China Announces 5th Largest Gold Holdings in World
The People’s Bank of China (PBOC) announced today that it’s gold holdings have grown by 57% to about 1,658 metric tons. This is the first official update to China’s gold reserves since 2009.
China’s gold reserves are now the fifth largest of any country in the world and sixth when you include the holdings of the International Monetary Fund (IMF). Only the United States, Germany, Italy, and France hold more gold than China.
However, many believed China would announce even larger holdings than this. Ross Norman, CEO of bullion broker Sharps Pixley, told the Wall Street Journal, “The figure published by the PBOC is roughly half the market consensus on what we had thought they had accumulated…”
It’s true. Analysts around the world were expecting a much larger rise in China’s official holdings. As we reported in April, Bloomberg Intelligence predicted the PBOC could hold as much as 3,510 tons of the metal.
Jim Rickards – author of The Death of Money and one of the savviest commentators on the global economy – was also predicting much larger Chinese holdings. He did the math with Peter Schiff last August:
China officially says they have about 1,000 tons of gold, but we all know that’s not true. They have some number, no one knows exactly what it is, but you can make a reasonable estimate that they actually have 3,000 or 4,000 or perhaps even 5,000 tons of gold.

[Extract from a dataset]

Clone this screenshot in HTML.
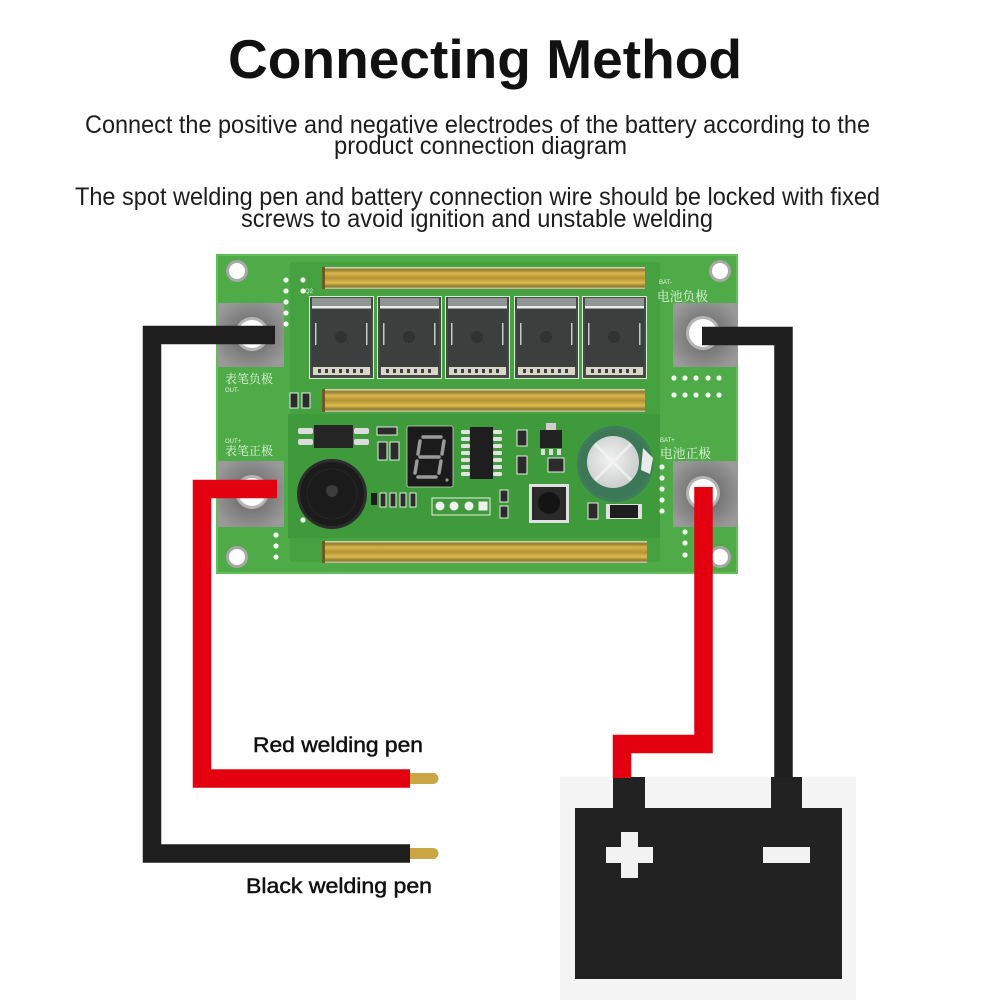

“Now, that’s not just guess work. How do we know that? Well, we know what their mining output is. It’s over 400 tons a year. We know what their imports through Hong Kong are. They’re about 700 tons a year. So you add that up, that’s 1,100 tons. I have information that I talk about in my book, that they’re bringing gold in through military convoys through central Asia that could be coming from Russia or Kazakhstan or elsewhere, so add that to the mix. They’re getting probably 1,500 tons a year. This has been going on for five years, so that’s 7,500 tons.
“What we don’t know is how much of that is going to private investment in China, how much of that is going to the government? We don’t know that number, but just use half and half as a first approximation. So right there, that would add over 3,000 tons to China’s reserves, so they’re probably close to 4,000 tons.”
So the question remains – is China still underreporting its gold holdings? Many analysts believe that China is stockpiling gold to stabilize its yuan currency in the eyes of the international community. This would make it more likely that the IMF would accept the yuan into the Special Drawing Rights (SDR) basket of currencies, a consideration that will happen later this year.
Ross Norman went on to tell the WSJ:
The interesting thing about the announcement is the timing. China has clear ambitions to create a global reserve currency to challenge the hegemony of the US dollar and to fill the void created by the declining holdings by central banks of the euro.”
Indeed, the timing cannot be a coincidence. Greece is reeling from its latest debt drama, having accepted even more unpopular austerity measures in exchange for a third bailout. Puerto Rico just announced that its debt is unsustainable. Inside the United States, municipalities and entire states are wrestling with underfunded liabilities and looming debt loads. Even Texas has shown distrust of the Federal Reserve and US monetary policy by announcing the creation of its own bullion depository.
It seems like there couldn’t be a better moment for China to announce much larger gold holdings and establish itself as a pillar of monetary stability amidst Western chaos. After all, by one measurement, China did elbow into the space of the largest economy in the world last year. Even mainstream analysts are looking ahead to China announcing a gold-backed currency as a direct challenge to the US dollar. Yet with this smaller-than-expected announcement, it appears that China hasn’t yet played its “gold card.”
Some analysts believe the announcement served to assuage some distrust of China’s economy in the face of its recent stock downturn. But maybe the best reason for China’s underwhelming announcement is also the simplest – it wants more gold at good prices. Commerzbank analyst Carsten Frisch told Bloomberg:
“They’ve added to their reserves for the same purpose as other banks… I don’t see why that trend will slow down. I think it will continue into the future at the same pace at least.”
The price of gold barely moved on China’s announcement, which means the yellow metal remains at bargain levels. A larger announcement could have sent gold surging, making it considerably more expensive for China to continue stockpiling at the same pace. But for now, there’s no reason to believe China will slow its buying. Will it be another six years before we learn the true size of its holdings?